Using something called a "robo-gut," scientists have made ersatz fecal matter to help fix stomach ailments. It's not the most glamorous invention, but if it works...

Fake poop: It's not just something that elementary school kids love to play with. It can also keep people healthy. Emma Allen-Vercoe, a microbiologist at the University of Guelph in Ontario, revealed in early January that her synthetic poop, dubbed rePOOPulate, can cure gastrointestinal infections caused by a bacterium called Clostridium difficile (CDI) that can trigger severe diarrhea. Usually antibiotics can wipe out CDI, but in particularly bad cases, they don't work.

Allen-Vercoe's artificial stool study, published in a new peer-reviewed journal called Microbiome, comes after years of the microbiologist's work on a "robo-gut," a glass and stainless steel system that mimics the large intestine and houses trillions of microbes. The robo-gut allowed researchers to create the synthetic stool, which is made up of 33 different kinds of bacteria.

According to NPR, the bacteria came from the stool of a 40-year-old woman who hadn't taken antibiotics in a decade. Researchers grew bacteria from the poop, sequenced their DNA, and picked the healthiest types to make up the rePOOPulate.

In the study, Allen-Vercoe and her colleagues gave two patients suffering from antibiotic-resistant Clostridium difficile the artificial stool via colonoscopy--to get a little more graphic, they had the stuff infused into their right and mid colons. It worked. The patients started pooping normally in two to three days, and remained symptom-free after six months. Turns out, all the patients needed was something to replace all the unhealthy bacteria in their intestines with healthier varieties, and rePOOPulate did the trick.

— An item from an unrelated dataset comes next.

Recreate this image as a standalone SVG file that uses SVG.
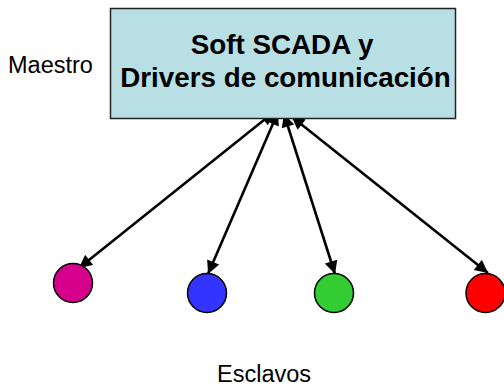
<svg xmlns="http://www.w3.org/2000/svg" width="504" height="386" viewBox="0 0 504 386">
<style>
text{font-family:"Liberation Sans",Arial,sans-serif;fill:#000}
.t{font-weight:bold;font-size:27.800px;text-anchor:middle}
.l{font-size:23.500px}
.n{stroke:#000;stroke-width:1.500}
.c{stroke:#000;stroke-width:2.600;fill:none;marker-start:url(#a);marker-end:url(#a)}
</style>
<defs><marker id="a" viewBox="0 0 10 10" refX="10" refY="5" markerUnits="userSpaceOnUse" markerWidth="14" markerHeight="13" orient="auto-start-reverse"><path d="M0 0L10 5L0 10z" fill="#000"/></marker></defs>
<rect width="504" height="386" fill="#fff"/>
<g id="connectors">
<line class="c" x1="274" y1="112" x2="79" y2="268"/>
<line class="c" x1="278" y1="112" x2="208" y2="274"/>
<line class="c" x1="284" y1="114" x2="335" y2="274"/>
<line class="c" x1="291.500" y1="116.500" x2="488" y2="273"/>
</g>
<g id="master"><rect x="110.500" y="8.500" width="345" height="110" fill="#b8dfe3" stroke="#222" stroke-width="1.500"/>
<text class="t" x="282" y="53.500">Soft SCADA y</text>
<text class="t" x="285.500" y="87">Drivers de comunicación</text></g>
<g id="label-maestro"><text class="l" x="8" y="73">Maestro</text></g>
<g id="slave1"><circle class="n" cx="73" cy="283" r="19.500" fill="#d6008c"/></g>
<g id="slave2"><circle class="n" cx="207" cy="293" r="19.500" fill="#3434ff"/></g>
<g id="slave3"><circle class="n" cx="334" cy="293" r="19.500" fill="#33cc33"/></g>
<g id="slave4"><circle class="n" cx="485.500" cy="293" r="19.500" fill="#ff0000"/></g>
<g id="label-esclavos"><text class="l" x="217" y="381.500">Esclavos</text></g>
</svg>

While more research still needs to be done, the study authors conclude in the paper that "a synthetic stool (stool substitute) may be an effective and feasible alternative to the use of defecated donor fecal matter (stool transplant) in the treatment of recurrent CDI." Not only that, but rePOOPulate could theoretically help with any number of ailments that have links to the digestive system, including obesity, celiac disease, diabetes, rheumatoid arthritis, and inflammatory bowel disorder.

Fecal transplants are becoming more common. The Mayo Clinic alone has done dozens of them since 2011. So if you think you have a particularly healthy digestive system, your poop could eventually be worth a significant chunk of change in the fecal transplant market. Really.